Exercise instructions: Copy each line exactly. Drop every picture.

Collected data:

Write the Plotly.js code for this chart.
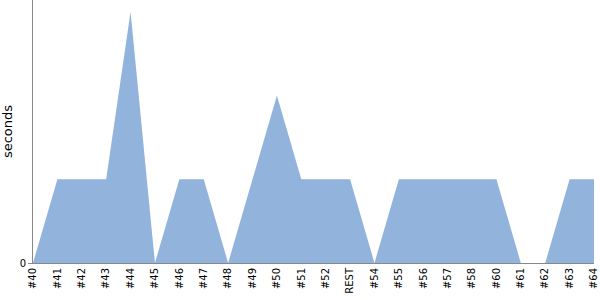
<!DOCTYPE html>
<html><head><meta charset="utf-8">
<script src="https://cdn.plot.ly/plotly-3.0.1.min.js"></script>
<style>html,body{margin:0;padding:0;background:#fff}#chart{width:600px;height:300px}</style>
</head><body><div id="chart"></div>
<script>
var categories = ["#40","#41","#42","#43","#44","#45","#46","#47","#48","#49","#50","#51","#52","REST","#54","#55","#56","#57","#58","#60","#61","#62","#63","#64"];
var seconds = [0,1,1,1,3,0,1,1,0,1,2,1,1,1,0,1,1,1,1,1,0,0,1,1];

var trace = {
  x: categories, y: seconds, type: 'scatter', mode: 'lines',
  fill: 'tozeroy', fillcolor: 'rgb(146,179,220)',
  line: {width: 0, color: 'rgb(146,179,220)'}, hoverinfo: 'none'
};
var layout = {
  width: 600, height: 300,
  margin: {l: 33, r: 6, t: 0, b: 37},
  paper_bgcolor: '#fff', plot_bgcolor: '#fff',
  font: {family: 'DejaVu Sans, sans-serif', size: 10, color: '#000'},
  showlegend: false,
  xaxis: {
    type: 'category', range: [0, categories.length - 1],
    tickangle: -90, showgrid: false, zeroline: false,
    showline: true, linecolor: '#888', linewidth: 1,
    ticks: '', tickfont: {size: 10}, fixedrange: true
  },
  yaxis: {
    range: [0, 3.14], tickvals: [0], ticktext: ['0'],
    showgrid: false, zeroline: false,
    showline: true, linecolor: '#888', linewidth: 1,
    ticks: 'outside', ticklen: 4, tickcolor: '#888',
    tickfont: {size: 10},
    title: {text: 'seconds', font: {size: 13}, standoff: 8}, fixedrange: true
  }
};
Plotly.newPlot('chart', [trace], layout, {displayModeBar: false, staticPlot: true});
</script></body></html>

Completed exercise:
Write the Plotly.js code for this chart.
<!DOCTYPE html>
<html><head><meta charset="utf-8">
<script src="https://cdn.plot.ly/plotly-3.0.1.min.js"></script>
<style>html,body{margin:0;padding:0;background:#fff}#chart{width:600px;height:300px}</style>
</head><body><div id="chart"></div>
<script>
var categories = ["#40","#41","#42","#43","#44","#45","#46","#47","#48","#49","#50","#51","#52","REST","#54","#55","#56","#57","#58","#60","#61","#62","#63","#64"];
var seconds = [0,1,1,1,3,0,1,1,0,1,2,1,1,1,0,1,1,1,1,1,0,0,1,1];

var trace = {
  x: categories, y: seconds, type: 'scatter', mode: 'lines',
  fill: 'tozeroy', fillcolor: 'rgb(146,179,220)',
  line: {width: 0, color: 'rgb(146,179,220)'}, hoverinfo: 'none'
};
var layout = {
  width: 600, height: 300,
  margin: {l: 33, r: 6, t: 0, b: 37},
  paper_bgcolor: '#fff', plot_bgcolor: '#fff',
  font: {family: 'DejaVu Sans, sans-serif', size: 10, color: '#000'},
  showlegend: false,
  xaxis: {
    type: 'category', range: [0, categories.length - 1],
    tickangle: -90, showgrid: false, zeroline: false,
    showline: true, linecolor: '#888', linewidth: 1,
    ticks: '', tickfont: {size: 10}, fixedrange: true
  },
  yaxis: {
    range: [0, 3.14], tickvals: [0], ticktext: ['0'],
    showgrid: false, zeroline: false,
    showline: true, linecolor: '#888', linewidth: 1,
    ticks: 'outside', ticklen: 4, tickcolor: '#888',
    tickfont: {size: 10},
    title: {text: 'seconds', font: {size: 13}, standoff: 8}, fixedrange: true
  }
};
Plotly.newPlot('chart', [trace], layout, {displayModeBar: false, staticPlot: true});
</script></body></html>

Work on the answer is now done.